Tarot of the Millennium - Mary Susan Chamberlain and Ziba Vilmanis-Westenberg (1984) 
Review by Diane Wilkes

MilStar.jpg (36624 bytes)Tarot of the Millennium is a Majors-only deck that was multi-cultural before multi-cultural was cool.

My discovery and search for this deck made me believe in the maxim, "If you put out the energy of desire to the Universe, it will deliver." I was watching the Tarot Network News’ video that stars numerous luminaries in the California Tarot community. In Mary Greer’s segment, many decks surround her, and I spotted a card that arrested me with its beauty--and its complete unfamiliarity. I freeze-framed the shot with the card, and committed it to memory. Then, I pored over Kaplan’s Encyclopedia of the Tarot, Volume Three until I found the card--needless to say, it was the aptly named, Tarot of the Millennium.

This was several years ago, and U.S. Games hadn’t updated their catalogue to reflect that this deck was no longer available, so I blithely ordered it from them, only to discover it was out of print. I contacted my favorite new age store, Sagittarius, and they didn’t have it, so I called all the local new age stores in the Philadelphia area, including the suburbs. Nothing. I contacted Weiser’s, The Bodhi Tree, and other famed occult bookstores across the country. I continued to have no luck. This was in the pre-Internet Dark Ages, so I had less sources to scour than I would have today.

As any tarot collector could tell you, this can be a disheartening process. My desperation was so great that I called Mary Greer to ask her for suggestions. She agreed to pick the deck up for me if she came upon it in her travels, but had no new leads.

Since I hate to bother others, I suspect this last act convinced the Universe that I really had to have this deck. So, when I contacted Sagittarius again to ask if they might have it somewhere as a sample, the owner looked upstairs. Sure enough, they had it--and gave it to me for free. Damn, I love the Universe!

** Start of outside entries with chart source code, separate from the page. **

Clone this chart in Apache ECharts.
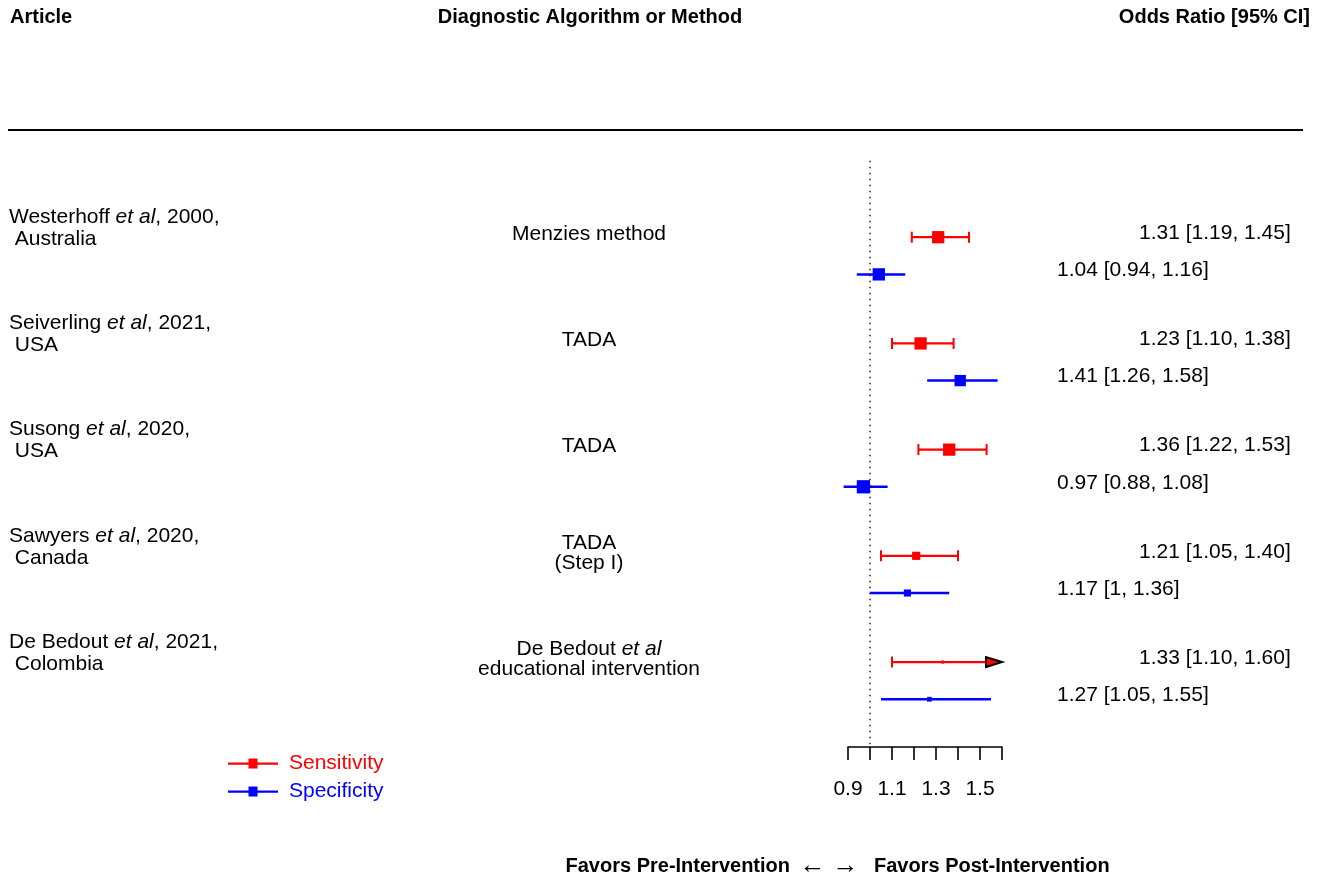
<!DOCTYPE html>
<html>
<head>
<meta charset="utf-8">
<script src="https://cdn.jsdelivr.net/npm/echarts@6/dist/echarts.min.js"></script>
<style>
html,body{margin:0;padding:0;background:#fff;}
#chart{width:1322px;height:882px;}
</style>
</head>
<body>
<div id="chart"></div>
<script>
// ---------------- data ----------------
const studyNames = ['Westerhoff', 'Seiverling', 'Susong', 'Sawyers', 'De Bedout'];
const studyYears = [2000, 2021, 2020, 2020, 2021];
const countries = ['Australia', 'USA', 'USA', 'Canada', 'Colombia'];
const methods = ['Menzies method', 'TADA', 'TADA', 'TADA\n(Step I)', 'De Bedout {i|et al}\neducational intervention'];

const sensOR = [1.31, 1.23, 1.36, 1.21, 1.33];
const sensLo = [1.19, 1.10, 1.22, 1.05, 1.10];
const sensHi = [1.45, 1.38, 1.53, 1.40, 1.60];
const sensWeight = [28.5, 28.5, 28.5, 12.7, 1.8];

const specOR = [1.04, 1.41, 0.97, 1.17, 1.27];
const specLo = [0.94, 1.26, 0.88, 1.00, 1.05];
const specHi = [1.16, 1.58, 1.08, 1.36, 1.55];
const specWeight = [28.6, 24.4, 33.2, 9.5, 4.2];

const xTickLabels = ['0.9', '1.1', '1.3', '1.5'];
const X_MIN = 0.9, X_MAX = 1.6, X_STEP = 0.1;
const refValue = 1;

// ---------------- drawing ----------------
const FONT = '"Liberation Sans", Arial, Helvetica, sans-serif';
const FS = 21;
const F20 = FS + 'px ' + FONT;
const FI20 = 'italic ' + FS + 'px ' + FONT;
const FB = 'bold 20px ' + FONT;

function fmt(v) { return Number.isInteger(v) ? String(v) : v.toFixed(2); }

const sensData = studyNames.map((_, i) => [i, sensOR[i], sensLo[i], sensHi[i], sensWeight[i]]);
const specData = studyNames.map((_, i) => [i, specOR[i], specLo[i], specHi[i], specWeight[i]]);

function makeRender(color, offset, caps, textX, lw) {
  return function (params, api) {
    const i = api.value(0), est = api.value(1), lo = api.value(2), hi = api.value(3), w = api.value(4);
    const yv = i + offset;
    const arrow = hi >= X_MAX;
    const pLo = api.coord([lo, yv]);
    const pHi = api.coord([arrow ? X_MAX : hi, yv]);
    const pE = api.coord([est, yv]);
    const y = pLo[1];
    const aLen = 16;
    const lineEnd = arrow ? pHi[0] - aLen : pHi[0];
    const kids = [{
      type: 'line', shape: { x1: pLo[0], y1: y, x2: lineEnd, y2: y },
      style: { stroke: color, lineWidth: lw }
    }];
    if (caps) {
      kids.push({ type: 'line', shape: { x1: pLo[0], y1: y - 5.5, x2: pLo[0], y2: y + 5.5 }, style: { stroke: color, lineWidth: 2 } });
      if (!arrow) kids.push({ type: 'line', shape: { x1: pHi[0], y1: y - 5.5, x2: pHi[0], y2: y + 5.5 }, style: { stroke: color, lineWidth: 2 } });
    }
    const s = Math.sqrt(w) * 2.3;
    kids.push({ type: 'rect', shape: { x: pE[0] - s / 2, y: y - s / 2, width: s, height: s }, style: { fill: color } });
    if (arrow) {
      kids.push({
        type: 'polygon',
        shape: { points: [[pHi[0], y], [pHi[0] - aLen, y - 5], [pHi[0] - aLen, y + 5]] },
        style: { fill: color, stroke: '#000', lineWidth: 2 }
      });
    }
    kids.push({
      type: 'text', x: textX, y: y - 4,
      style: { text: fmt(est) + ' [' + fmt(lo) + ', ' + fmt(hi) + ']', font: F20, fill: '#000', align: 'left', verticalAlign: 'middle' }
    });
    return { type: 'group', children: kids };
  };
}

function renderLabels(params, api) {
  const i = api.value(0);
  const y = api.coord([X_MIN, i])[1];
  return {
    type: 'group',
    children: [
      {
        type: 'text', x: 9, y: y - 31,
        style: {
          text: studyNames[i] + ' {i|et al}, ' + studyYears[i] + ',\n ' + countries[i],
          font: F20, fill: '#000', align: 'left', verticalAlign: 'top', lineHeight: 22,
          rich: { i: { font: FI20, lineHeight: 22 } }
        }
      },
      {
        type: 'text', x: 589, y: y - 3,
        style: {
          text: methods[i], font: F20, fill: '#000', align: 'center', verticalAlign: 'middle', lineHeight: 20,
          rich: { i: { font: FI20, lineHeight: 20 } }
        }
      }
    ]
  };
}

const chart = echarts.init(document.getElementById('chart'));
chart.setOption({
  animation: false,
  backgroundColor: '#fff',
  grid: { left: 848, right: 320, top: 131, height: 616 },
  xAxis: {
    type: 'value', min: X_MIN, max: X_MAX, interval: X_STEP,
    axisLine: { show: true, onZero: false, lineStyle: { color: '#000', width: 1.6 } },
    axisTick: { show: true, inside: false, length: 13, lineStyle: { color: '#000', width: 1.6 } },
    splitLine: { show: false },
    axisLabel: {
      margin: 32, color: '#000', fontSize: FS, fontFamily: FONT,
      formatter: v => { const t = v.toFixed(1); return xTickLabels.indexOf(t) >= 0 ? t : ''; }
    }
  },
  yAxis: { type: 'value', inverse: true, min: -1, max: 4.8, show: false },
  legend: {
    left: 223, top: 748, orient: 'vertical', itemGap: 7,
    itemWidth: 50, itemHeight: 10,
    icon: 'path://M0,4L50,4L50,6.2L0,6.2Z M20.5,0L29.5,0L29.5,10L20.5,10Z',
    textStyle: { fontSize: FS, fontFamily: FONT, padding: [0, 0, 0, 6] },
    data: [
      { name: 'Sensitivity', textStyle: { color: '#ff0000' } },
      { name: 'Specificity', textStyle: { color: '#0000ff' } }
    ]
  },
  graphic: [
    { type: 'text', x: 10, y: 17, style: { text: 'Article', font: FB, fill: '#000', align: 'left', verticalAlign: 'middle' } },
    { type: 'text', x: 590, y: 17, style: { text: 'Diagnostic Algorithm or Method', font: FB, fill: '#000', align: 'center', verticalAlign: 'middle' } },
    { type: 'text', x: 1310, y: 17, style: { text: 'Odds Ratio [95% CI]', font: FB, fill: '#000', align: 'right', verticalAlign: 'middle' } },
    { type: 'line', shape: { x1: 8, y1: 130, x2: 1303, y2: 130 }, style: { stroke: '#000', lineWidth: 2 } },
    { type: 'text', x: 790, y: 866, style: { text: 'Favors Pre-Intervention', font: FB, fill: '#000', align: 'right', verticalAlign: 'middle' } },
    { type: 'text', x: 829, y: 866, style: { text: '\u2190 \u2192', font: '26px "Liberation Sans", "DejaVu Sans", sans-serif', fill: '#000', align: 'center', verticalAlign: 'middle' } },
    { type: 'text', x: 874, y: 866, style: { text: 'Favors Post-Intervention', font: FB, fill: '#000', align: 'left', verticalAlign: 'middle' } }
  ],
  series: [
    {
      name: 'ref', type: 'line', data: [[refValue, -0.72], [refValue, 4.8]],
      symbol: 'none', silent: true, z: 1,
      lineStyle: { color: '#333', width: 1.6, type: [1.6, 4.4] }
    },
    {
      name: 'Sensitivity', type: 'custom', itemStyle: { color: '#ff0000' },
      renderItem: makeRender('#ff0000', 0, true, 1139, 2.2), data: sensData, clip: false, z: 3
    },
    {
      name: 'Specificity', type: 'custom', itemStyle: { color: '#0000ff' },
      renderItem: makeRender('#0000ff', 0.35, false, 1057, 2.5), data: specData, clip: false, z: 3
    },
    {
      name: 'labels', type: 'custom', renderItem: renderLabels,
      data: studyNames.map((_, i) => [i]), clip: false, silent: true
    }
  ]
});
</script>
</body>
</html>
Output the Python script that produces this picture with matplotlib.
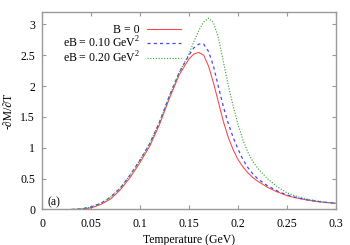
import numpy as np
import matplotlib
matplotlib.use("Agg")
import matplotlib.pyplot as plt

# values
temp = [0.03, 0.04, 0.05, 0.06, 0.07, 0.08, 0.09, 0.10, 0.11, 0.12, 0.13, 0.14,
        0.15, 0.155, 0.16, 0.165, 0.17, 0.175, 0.18, 0.185, 0.19, 0.195, 0.20,
        0.205, 0.21, 0.215, 0.22, 0.23, 0.24, 0.25, 0.26, 0.27, 0.28, 0.29, 0.30]
m_b0 = [0.0, 0.005, 0.025, 0.08, 0.17, 0.32, 0.52, 0.76, 1.03, 1.38, 1.80, 2.18,
        2.44, 2.52, 2.545, 2.50, 2.32, 2.05, 1.74, 1.43, 1.17, 0.97, 0.81,
        0.69, 0.595, 0.52, 0.46, 0.36, 0.285, 0.225, 0.185, 0.155, 0.13, 0.112, 0.10]
m_b10 = [0.0, 0.01, 0.04, 0.10, 0.20, 0.35, 0.56, 0.80, 1.07, 1.42, 1.84, 2.22,
         2.50, 2.62, 2.68, 2.68, 2.56, 2.32, 1.99, 1.67, 1.40, 1.17, 0.98,
         0.81, 0.68, 0.58, 0.50, 0.385, 0.30, 0.235, 0.19, 0.158, 0.133, 0.114, 0.10]
m_b20 = [0.0, 0.01, 0.04, 0.10, 0.20, 0.35, 0.56, 0.80, 1.07, 1.42, 1.84, 2.22,
         2.52, 2.72, 2.90, 3.04, 3.10, 3.03, 2.78, 2.40, 2.02, 1.68, 1.38,
         1.13, 0.93, 0.78, 0.67, 0.50, 0.37, 0.27, 0.21, 0.17, 0.14, 0.118, 0.10]

labels = ["B = 0", "eB = 0.10 GeV$^2$", "eB = 0.20 GeV$^2$"]

plt.rcParams["font.family"] = ["Liberation Serif", "DejaVu Serif"]
plt.rcParams["mathtext.fontset"] = "custom"
plt.rcParams["mathtext.rm"] = "Liberation Serif"
plt.rcParams["font.size"] = 8.5

fig = plt.figure(figsize=(3.5, 2.45), dpi=100)
ax = fig.add_axes([0.12, 0.145, 0.84, 0.806])

ax.plot(temp, m_b0, color="#ff4444", lw=0.75, ls="-", label=labels[0])
ax.plot(temp, m_b10, color="#4646ff", lw=0.9, ls=(0, (2.5, 2.5)), label=labels[1])
ax.plot(temp, m_b20, color="#2e9e2e", lw=0.8, ls=(0, (1, 1.5)), label=labels[2])

ax.set_xlim(0, 0.3)
ax.set_ylim(0, 3.2)
ax.set_xticks([0, 0.05, 0.1, 0.15, 0.2, 0.25, 0.3])
ax.set_xticklabels(["0", "0.05", "0.1", "0.15", "0.2", "0.25", "0.3"])
ax.set_yticks([0, 0.5, 1, 1.5, 2, 2.5, 3])
ax.set_yticklabels(["0", "0.5", "1", "1.5", "2", "2.5", "3"])
ax.tick_params(direction="in", length=3, width=0.8, color="#999999",
               top=True, right=True)
ax.tick_params(axis="x", pad=6)
ax.tick_params(axis="y", pad=5)
for s in ax.spines.values():
    s.set_color("#999999")
    s.set_linewidth(1.0)

ax.set_xlabel("Temperature (GeV)", labelpad=3)
ax.set_ylabel("-∂M/∂T", labelpad=4)
ax.text(0.006, 0.07, "(a)")

leg = ax.legend(loc="upper left", bbox_to_anchor=(0.07, 0.94), frameon=False,
                markerfirst=False, handlelength=2.9, handletextpad=0.6,
                labelspacing=-0.05, borderaxespad=0, borderpad=0)
try:
    leg._legend_handle_box.get_children()[0].align = "right"
except Exception:
    pass

fig.savefig("out.png", dpi=100)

This deck is the prize of my collection. The artwork is exquisite and the colors are striking and subtle simultaneously. The Fool is a Native American woman with a fierce tiger that could be her power animal as she towers above a semi-circle of mountain peaks, dwarfed by her power. A white dove, the symbol of peace, flies above her, leading the way. The Magician, an Egyptian, is surrounded by a golden spiralling aura, with a golden pyramid of light topping him. A golden medallion hangs about his neck, and he holds a wand upward, and points below to a series of magickal symbols that float in the air, although he is standing firmly on the black and white checkered floor. As above, so below. One foot is on a black square, one on white, showing the importance of being grounded in yin-yang energy.

One of my favorite cards is the High Priestess. Blue-prism crystal shards provide a fitting background for this mysterious veiled woman dressed in silky filmy iced-blue, surrounded by crystal points. An equal-armed silvery cross glows from her neck, and she is crowned by the symbol of Isis, in which sits a small blue globe. She, too, has the black and white tile for a floor, and grapes and other fruits nestle at one side of her. Diana’s bow is supposed to be to her right, but I can barely make it out. Her feet are obscured by a shiny silver crescent moon, and the pillars in which she is ensconced are smoky black and white crystal. In one hand she holds a scroll, the other is formed in a meditative pose. This is, perhaps, my favorite High Priestess, because she is not only exquisite, she seems to contain the requisite allure and mystery that I seek in this card.

I could describe each card in order, but suffice it to say that the author and artist had a vision that expresses a multi-culturalism that is truly...millennial, for lack of a better word. The pregnant Empress sits under an actively flowering tree that radiates sunlight, yet her shield is not replicated in the card of the Emperor--she has her own royal insignia. The angel in the Lover’s card has a rainbow for a halo and delicate white feathers flowing, but her face is obscured by the sword held by a golden knight who is deciding between the dark-haired Madonna or the naked blonde temptress holding a goblet of hedonistic pleasure. In the Temperance card, you recognize this angel--only now you can see the serene grace of her face. The light from the Hermit’s lantern radiates in a manner that could be described as psychedelic--the emanation is very vibrant and alive. This is a wonderful card for meditation. The Devil is delightfully sardonic-looking; you can practically hear him mordantly intoning, "Welcome to my nightmare."

The ice-tinged Moon is another favorite card of mine. An Asian woman serenades the cold blue waters with a golden harp, as the Triple-Goddess Moon sends down Her lunar waves of psychic power to lull the waters into a magical enchantment. The Star card is the one I glimpsed in the Tarot Network News video: a Polynesian woman bathed both in the starlight above and from the cask of water which she pours on herself. She also waters the garden at her feet--she is self-nourishing and is able to nourish others.

In this deck, Justice is VIII and Strength is XI. The backs are royal blue rimmed with gold, with a golden Tree of Life in the middle of the card. Cards are standard size.

If you ever get a chance to purchase this deck, may the force be with you, too. It is a wonderful deck for meditation, as well as reading.